AIM OF THE EXERCISE
Write out again, word for word, the lines below from the line that holds "Clone this chart in pgfplots." through the line that holds "(0pt,0pt) rectangle (300pt,-629pt);", omitting pictures.

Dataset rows
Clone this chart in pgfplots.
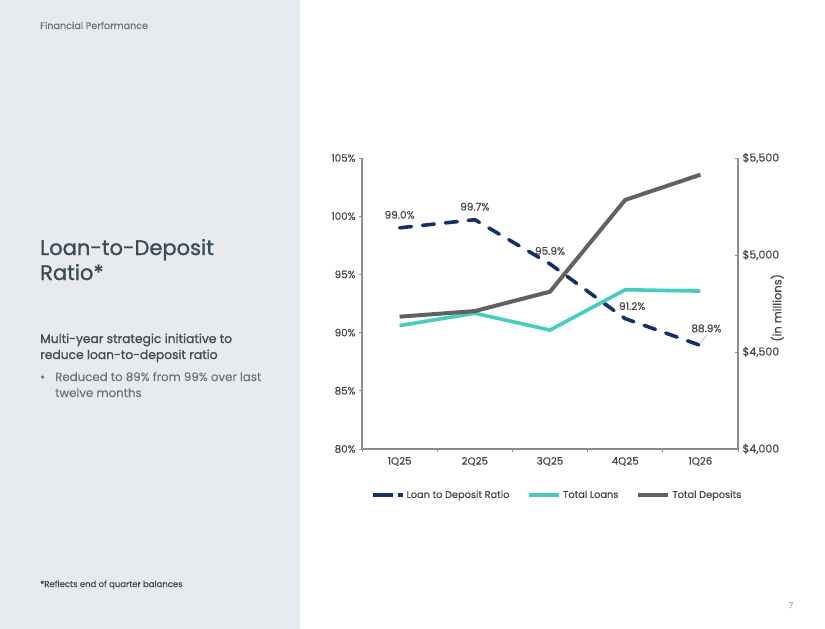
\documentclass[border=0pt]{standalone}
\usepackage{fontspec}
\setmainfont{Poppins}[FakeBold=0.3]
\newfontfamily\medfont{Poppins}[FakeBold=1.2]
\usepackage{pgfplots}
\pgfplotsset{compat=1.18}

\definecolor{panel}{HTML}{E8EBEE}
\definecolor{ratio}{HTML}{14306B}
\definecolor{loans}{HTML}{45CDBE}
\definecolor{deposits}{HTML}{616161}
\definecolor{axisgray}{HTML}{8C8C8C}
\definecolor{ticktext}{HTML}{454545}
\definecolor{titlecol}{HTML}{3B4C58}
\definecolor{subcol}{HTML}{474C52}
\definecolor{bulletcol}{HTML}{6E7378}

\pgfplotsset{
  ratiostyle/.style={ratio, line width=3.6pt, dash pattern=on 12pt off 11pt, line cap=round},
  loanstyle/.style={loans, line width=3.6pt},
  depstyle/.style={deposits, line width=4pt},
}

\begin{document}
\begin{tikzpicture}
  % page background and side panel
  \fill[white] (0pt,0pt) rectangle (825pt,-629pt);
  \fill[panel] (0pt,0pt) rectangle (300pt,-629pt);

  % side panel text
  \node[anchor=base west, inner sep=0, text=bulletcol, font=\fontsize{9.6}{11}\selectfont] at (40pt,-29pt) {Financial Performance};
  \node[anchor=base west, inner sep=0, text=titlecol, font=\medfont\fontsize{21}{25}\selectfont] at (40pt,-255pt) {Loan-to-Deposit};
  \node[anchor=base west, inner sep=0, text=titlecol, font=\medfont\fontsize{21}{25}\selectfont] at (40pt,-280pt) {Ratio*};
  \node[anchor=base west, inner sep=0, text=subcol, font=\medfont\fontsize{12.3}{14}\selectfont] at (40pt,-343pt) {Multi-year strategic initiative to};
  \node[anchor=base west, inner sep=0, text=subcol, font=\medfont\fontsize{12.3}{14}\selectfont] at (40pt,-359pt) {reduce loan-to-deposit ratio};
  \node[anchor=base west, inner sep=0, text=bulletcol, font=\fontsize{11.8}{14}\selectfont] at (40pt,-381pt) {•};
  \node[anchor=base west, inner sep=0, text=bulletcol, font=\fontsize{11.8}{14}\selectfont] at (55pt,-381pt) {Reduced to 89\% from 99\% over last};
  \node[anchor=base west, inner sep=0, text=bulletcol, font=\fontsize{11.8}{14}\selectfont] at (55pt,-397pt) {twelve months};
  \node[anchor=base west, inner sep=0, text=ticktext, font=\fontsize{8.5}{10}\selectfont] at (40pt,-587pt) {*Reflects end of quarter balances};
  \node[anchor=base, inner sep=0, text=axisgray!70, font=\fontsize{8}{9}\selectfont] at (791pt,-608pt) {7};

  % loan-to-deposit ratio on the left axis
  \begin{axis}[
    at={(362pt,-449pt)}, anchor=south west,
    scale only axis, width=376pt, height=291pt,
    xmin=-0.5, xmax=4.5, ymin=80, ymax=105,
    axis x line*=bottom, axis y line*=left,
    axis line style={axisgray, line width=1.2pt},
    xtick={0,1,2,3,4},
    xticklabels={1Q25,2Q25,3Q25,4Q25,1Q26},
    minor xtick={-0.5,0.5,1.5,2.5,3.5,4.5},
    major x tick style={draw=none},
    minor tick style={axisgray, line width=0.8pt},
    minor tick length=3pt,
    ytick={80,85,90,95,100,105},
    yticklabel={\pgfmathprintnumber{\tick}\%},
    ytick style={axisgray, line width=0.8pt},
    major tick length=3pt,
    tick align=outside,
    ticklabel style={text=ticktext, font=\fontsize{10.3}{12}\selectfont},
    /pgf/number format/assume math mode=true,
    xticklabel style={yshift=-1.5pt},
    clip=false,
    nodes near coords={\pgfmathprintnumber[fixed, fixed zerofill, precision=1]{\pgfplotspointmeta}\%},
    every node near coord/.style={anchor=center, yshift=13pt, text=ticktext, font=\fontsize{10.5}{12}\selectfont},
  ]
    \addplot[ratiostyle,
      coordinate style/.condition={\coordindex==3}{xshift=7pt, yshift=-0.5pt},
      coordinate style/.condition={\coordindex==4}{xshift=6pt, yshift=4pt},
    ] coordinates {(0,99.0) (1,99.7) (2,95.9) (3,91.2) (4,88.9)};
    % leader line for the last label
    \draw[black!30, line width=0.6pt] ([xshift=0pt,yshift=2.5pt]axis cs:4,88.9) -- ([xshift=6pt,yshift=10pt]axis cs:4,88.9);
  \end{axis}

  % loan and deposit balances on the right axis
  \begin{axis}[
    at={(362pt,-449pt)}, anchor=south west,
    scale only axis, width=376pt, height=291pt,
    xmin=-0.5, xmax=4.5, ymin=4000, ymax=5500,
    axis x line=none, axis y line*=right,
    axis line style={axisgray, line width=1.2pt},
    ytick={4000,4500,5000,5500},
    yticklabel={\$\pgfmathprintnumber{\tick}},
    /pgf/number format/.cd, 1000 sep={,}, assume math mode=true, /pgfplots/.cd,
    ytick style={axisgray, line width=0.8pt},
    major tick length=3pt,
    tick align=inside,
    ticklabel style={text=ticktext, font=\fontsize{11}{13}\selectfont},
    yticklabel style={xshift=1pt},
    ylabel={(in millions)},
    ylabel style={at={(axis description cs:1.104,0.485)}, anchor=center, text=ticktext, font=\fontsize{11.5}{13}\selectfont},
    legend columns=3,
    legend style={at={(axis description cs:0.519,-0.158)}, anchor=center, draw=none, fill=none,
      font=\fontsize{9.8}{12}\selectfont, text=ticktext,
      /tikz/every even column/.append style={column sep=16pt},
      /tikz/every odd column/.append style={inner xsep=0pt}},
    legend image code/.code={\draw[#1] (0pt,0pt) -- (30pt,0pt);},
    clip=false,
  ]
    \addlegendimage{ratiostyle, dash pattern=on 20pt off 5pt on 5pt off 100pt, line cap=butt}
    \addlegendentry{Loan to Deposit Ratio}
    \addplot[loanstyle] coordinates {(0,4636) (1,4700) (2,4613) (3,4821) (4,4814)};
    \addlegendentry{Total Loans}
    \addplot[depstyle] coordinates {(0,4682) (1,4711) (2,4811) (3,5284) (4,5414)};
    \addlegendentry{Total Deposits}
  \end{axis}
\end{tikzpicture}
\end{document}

--

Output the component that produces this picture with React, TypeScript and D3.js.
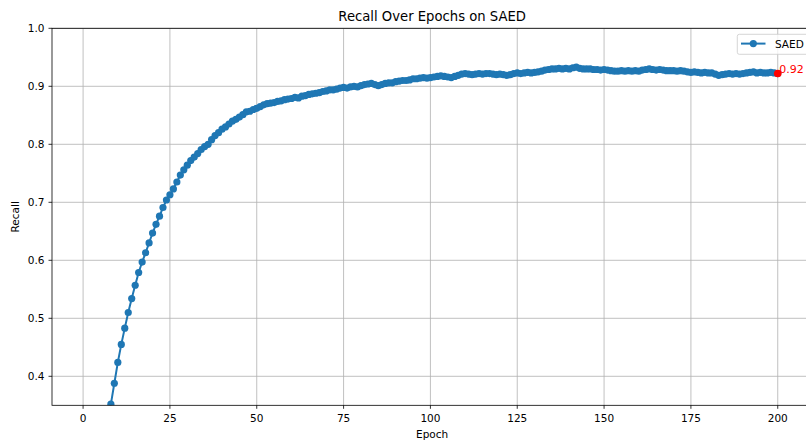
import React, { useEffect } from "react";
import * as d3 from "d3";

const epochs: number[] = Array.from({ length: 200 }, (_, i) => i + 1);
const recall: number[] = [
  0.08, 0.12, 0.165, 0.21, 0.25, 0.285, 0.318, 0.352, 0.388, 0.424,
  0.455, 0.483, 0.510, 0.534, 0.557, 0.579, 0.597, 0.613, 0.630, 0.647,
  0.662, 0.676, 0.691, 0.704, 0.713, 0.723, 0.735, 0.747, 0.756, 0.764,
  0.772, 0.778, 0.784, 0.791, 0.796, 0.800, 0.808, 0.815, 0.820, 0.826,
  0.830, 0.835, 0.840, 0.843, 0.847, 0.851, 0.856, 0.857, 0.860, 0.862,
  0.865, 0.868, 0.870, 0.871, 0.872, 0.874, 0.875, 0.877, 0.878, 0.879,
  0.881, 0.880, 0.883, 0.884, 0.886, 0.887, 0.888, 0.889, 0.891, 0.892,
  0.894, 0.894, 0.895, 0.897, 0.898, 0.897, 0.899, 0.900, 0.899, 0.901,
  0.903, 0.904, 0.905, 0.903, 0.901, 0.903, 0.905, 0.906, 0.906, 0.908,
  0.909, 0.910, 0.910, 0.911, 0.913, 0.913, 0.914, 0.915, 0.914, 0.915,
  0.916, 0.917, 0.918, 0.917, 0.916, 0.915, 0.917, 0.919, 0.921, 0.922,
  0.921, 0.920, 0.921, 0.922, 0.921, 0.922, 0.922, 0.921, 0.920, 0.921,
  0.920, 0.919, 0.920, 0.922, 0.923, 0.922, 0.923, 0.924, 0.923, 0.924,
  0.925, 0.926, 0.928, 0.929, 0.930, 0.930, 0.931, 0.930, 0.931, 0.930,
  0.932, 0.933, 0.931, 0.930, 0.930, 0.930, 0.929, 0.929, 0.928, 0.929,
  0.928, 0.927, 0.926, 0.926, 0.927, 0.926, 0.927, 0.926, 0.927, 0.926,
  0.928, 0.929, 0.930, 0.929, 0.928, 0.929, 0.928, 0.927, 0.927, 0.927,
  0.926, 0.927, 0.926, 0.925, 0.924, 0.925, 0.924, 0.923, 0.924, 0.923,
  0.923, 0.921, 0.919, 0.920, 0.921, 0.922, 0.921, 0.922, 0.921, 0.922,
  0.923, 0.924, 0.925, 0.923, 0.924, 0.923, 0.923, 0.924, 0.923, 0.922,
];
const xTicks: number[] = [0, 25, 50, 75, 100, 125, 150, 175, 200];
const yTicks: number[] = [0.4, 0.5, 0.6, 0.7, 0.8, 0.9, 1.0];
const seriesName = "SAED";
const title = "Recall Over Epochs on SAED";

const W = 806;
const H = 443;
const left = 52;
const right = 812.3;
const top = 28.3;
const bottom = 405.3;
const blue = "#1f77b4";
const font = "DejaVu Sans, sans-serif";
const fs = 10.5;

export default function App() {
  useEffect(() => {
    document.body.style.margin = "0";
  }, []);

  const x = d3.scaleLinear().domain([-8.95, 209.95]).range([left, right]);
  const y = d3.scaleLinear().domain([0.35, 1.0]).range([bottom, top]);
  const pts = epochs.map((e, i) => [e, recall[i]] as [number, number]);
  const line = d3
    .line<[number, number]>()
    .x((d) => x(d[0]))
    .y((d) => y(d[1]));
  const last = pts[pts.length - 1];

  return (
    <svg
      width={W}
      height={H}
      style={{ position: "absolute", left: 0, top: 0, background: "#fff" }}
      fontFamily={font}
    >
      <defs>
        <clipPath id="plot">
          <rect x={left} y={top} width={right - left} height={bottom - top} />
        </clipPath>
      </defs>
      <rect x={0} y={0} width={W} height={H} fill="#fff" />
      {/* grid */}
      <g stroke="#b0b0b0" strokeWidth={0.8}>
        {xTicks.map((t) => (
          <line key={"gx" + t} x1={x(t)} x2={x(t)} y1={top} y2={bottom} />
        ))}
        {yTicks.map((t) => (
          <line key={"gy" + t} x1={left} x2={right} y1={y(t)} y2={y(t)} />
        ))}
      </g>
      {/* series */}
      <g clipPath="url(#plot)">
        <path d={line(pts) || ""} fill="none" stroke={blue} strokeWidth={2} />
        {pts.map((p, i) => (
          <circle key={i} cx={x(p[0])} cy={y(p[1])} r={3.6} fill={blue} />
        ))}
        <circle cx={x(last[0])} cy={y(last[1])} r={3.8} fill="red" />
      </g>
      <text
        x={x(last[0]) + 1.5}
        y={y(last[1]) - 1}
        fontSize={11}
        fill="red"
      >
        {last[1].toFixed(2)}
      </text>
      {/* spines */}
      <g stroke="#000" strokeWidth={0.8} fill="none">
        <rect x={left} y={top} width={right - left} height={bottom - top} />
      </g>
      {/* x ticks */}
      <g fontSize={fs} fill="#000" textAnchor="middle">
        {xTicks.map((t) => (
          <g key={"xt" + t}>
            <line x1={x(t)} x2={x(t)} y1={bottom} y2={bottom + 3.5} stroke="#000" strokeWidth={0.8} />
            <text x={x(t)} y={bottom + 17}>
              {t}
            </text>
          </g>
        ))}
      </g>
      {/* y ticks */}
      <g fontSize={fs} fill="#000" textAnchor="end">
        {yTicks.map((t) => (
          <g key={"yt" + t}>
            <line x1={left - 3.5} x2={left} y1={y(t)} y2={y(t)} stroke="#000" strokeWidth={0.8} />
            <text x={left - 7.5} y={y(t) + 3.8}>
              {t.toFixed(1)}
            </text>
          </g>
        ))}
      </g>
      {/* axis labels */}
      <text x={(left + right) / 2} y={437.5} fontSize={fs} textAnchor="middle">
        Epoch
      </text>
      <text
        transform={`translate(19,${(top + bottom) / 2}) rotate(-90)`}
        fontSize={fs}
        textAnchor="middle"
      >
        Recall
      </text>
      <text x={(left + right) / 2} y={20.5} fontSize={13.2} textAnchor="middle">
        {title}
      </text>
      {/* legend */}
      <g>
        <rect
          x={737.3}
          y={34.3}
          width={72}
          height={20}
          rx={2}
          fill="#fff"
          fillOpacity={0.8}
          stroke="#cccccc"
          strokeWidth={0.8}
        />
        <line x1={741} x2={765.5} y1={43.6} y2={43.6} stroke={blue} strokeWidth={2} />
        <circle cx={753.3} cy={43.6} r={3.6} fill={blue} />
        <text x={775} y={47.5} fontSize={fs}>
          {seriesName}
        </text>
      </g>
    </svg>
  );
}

EXERCISE SOLUTION
Clone this chart in pgfplots.
\documentclass[border=0pt]{standalone}
\usepackage{fontspec}
\setmainfont{Poppins}[FakeBold=0.3]
\newfontfamily\medfont{Poppins}[FakeBold=1.2]
\usepackage{pgfplots}
\pgfplotsset{compat=1.18}

\definecolor{panel}{HTML}{E8EBEE}
\definecolor{ratio}{HTML}{14306B}
\definecolor{loans}{HTML}{45CDBE}
\definecolor{deposits}{HTML}{616161}
\definecolor{axisgray}{HTML}{8C8C8C}
\definecolor{ticktext}{HTML}{454545}
\definecolor{titlecol}{HTML}{3B4C58}
\definecolor{subcol}{HTML}{474C52}
\definecolor{bulletcol}{HTML}{6E7378}

\pgfplotsset{
  ratiostyle/.style={ratio, line width=3.6pt, dash pattern=on 12pt off 11pt, line cap=round},
  loanstyle/.style={loans, line width=3.6pt},
  depstyle/.style={deposits, line width=4pt},
}

\begin{document}
\begin{tikzpicture}
  % page background and side panel
  \fill[white] (0pt,0pt) rectangle (825pt,-629pt);
  \fill[panel] (0pt,0pt) rectangle (300pt,-629pt);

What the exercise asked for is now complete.